Some decided to reduce transfer fees from 2% and mortgage registration fees from 1% to 0.01%. These two major reductions would allow developers to prevent a drop in earnings during the first quarter.
Even so, firms expect profits to improve for the rest of the year as unit transfers accelerate on pent-up demand. Developers' profits will also improve as they benefit from a reduction of the special business tax to 0.1% from 3.3%.
The result could be a windfall for developers that have housing to sell and transfer before the tax incentives expire in one year. This will include pre-built units and low-rise housing that can be built in just four to eight months.
However, the condominium segment might not share in the spoils as big high-rises take up to two years to build. As well, condo developers are facing stricter Environment Impact Assessment (EIA) rules and more zealous enforcement of other building laws.
Anant Asavabhokhin, chairman and managing director of Land & Houses Plc, the country's biggest residential developer, said the resulting construction delays would be exacerbated by higher construction costs, especially steel prices that have risen more than 40% from last year.
Many developers last year stockpiled thousands of tonnes of steel so they could control costs and maintain unit prices but the inventories have almost run out.
Despite higher costs, developers are reluctant to raise selling prices too much as they might scare off buyers or lose market share to rivals who do a better job of controlling their costs. Even so, increases of 5-10% are likely.
Helping the market will be the long-delayed start of work on new mass-transit projects that increase the potential of several neighbourhoods in the capital. Buyers, meanwhile, can expect lower interest rates in line with the steep reductions made in the US, although the size and pace of cuts locally could be more modest, given concerns about inflation.
Also enhancing buyer confidence is a new regulation on escrow accounts that is finally expected to be enacted this year. The new law will, however, affect smaller developers as they cannot use downpayments as cash flow.
Many developers this year have resumed investment after limiting budgets last year. Some are focusing on condominiums near mass-transit routes and extensions, while others will develop more single houses and townhouses.
Recent data suggest that the property market this year will grow by 5-10% from last year, when newly registered units totalled 74,221 in Greater Bangkok, down 5% from 2006.
Among total new registered units last year, the Real Estate Information Center said condominiums in Bangkok rose 23% to 14,316 and accounted for 37% of all housing units built by developers.
The number of newly registered horizontal units dropped by 5.2% to 57,992. The largest decrease was in single houses, which fell 10% to 38,599. The proportion of single house dropped from 55% to 52%, while condominiums remained steady at 22%, up from 12-15% in 2003-05.
However, fewer condominium projects have been launched since early 2008. Most are from large developers, as newcomers and smaller operators faded away from the market. The main reasons were stricter loan approvals by financial institutions and more concerns about EIA approval.

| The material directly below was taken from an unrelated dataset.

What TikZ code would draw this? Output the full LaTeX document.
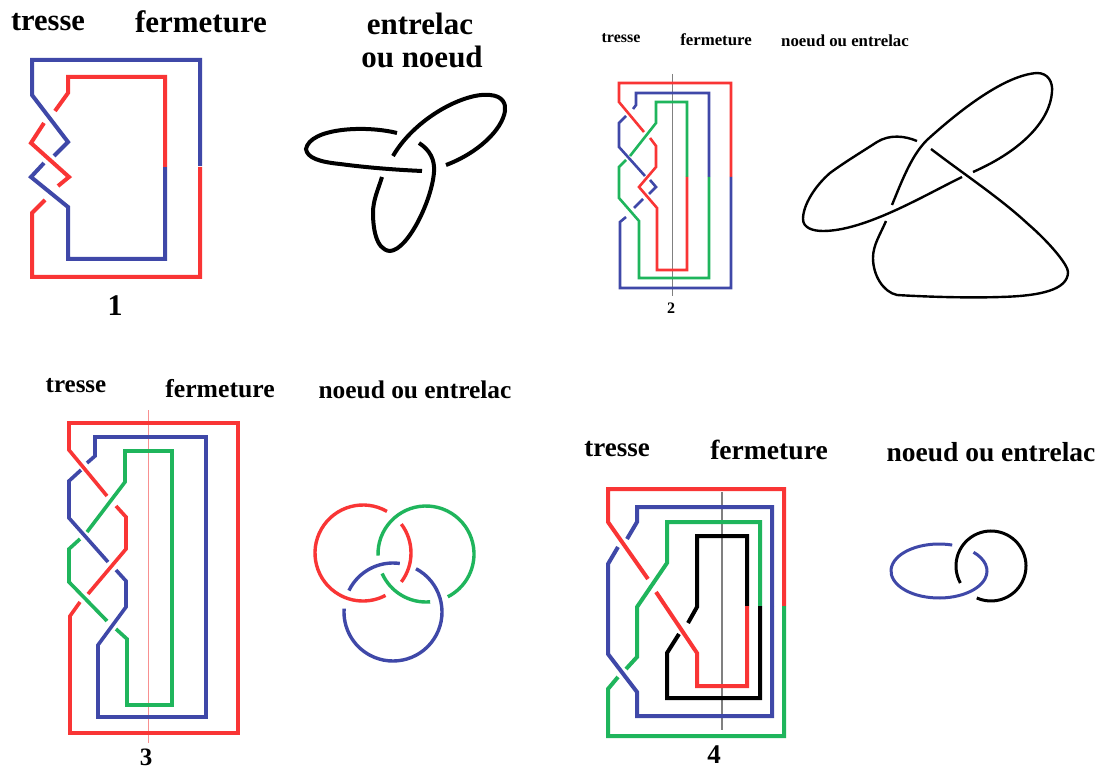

Overall, signs are good for a property market rebound. The consumer confidence index rose in the first two months of the year and many developers experienced much better sales in January and February than in the same period last year.
"It's all about confidence," said Prasert Taedullayasatit, chief business officer of Preuksa Real Estate Plc. "The property market depends on confidence. The clearer political situation can restore confidence."
However, some developers need attractive campaigns and promotions, including events at project sites, to boost sales and encourage customers to speed up their decisions.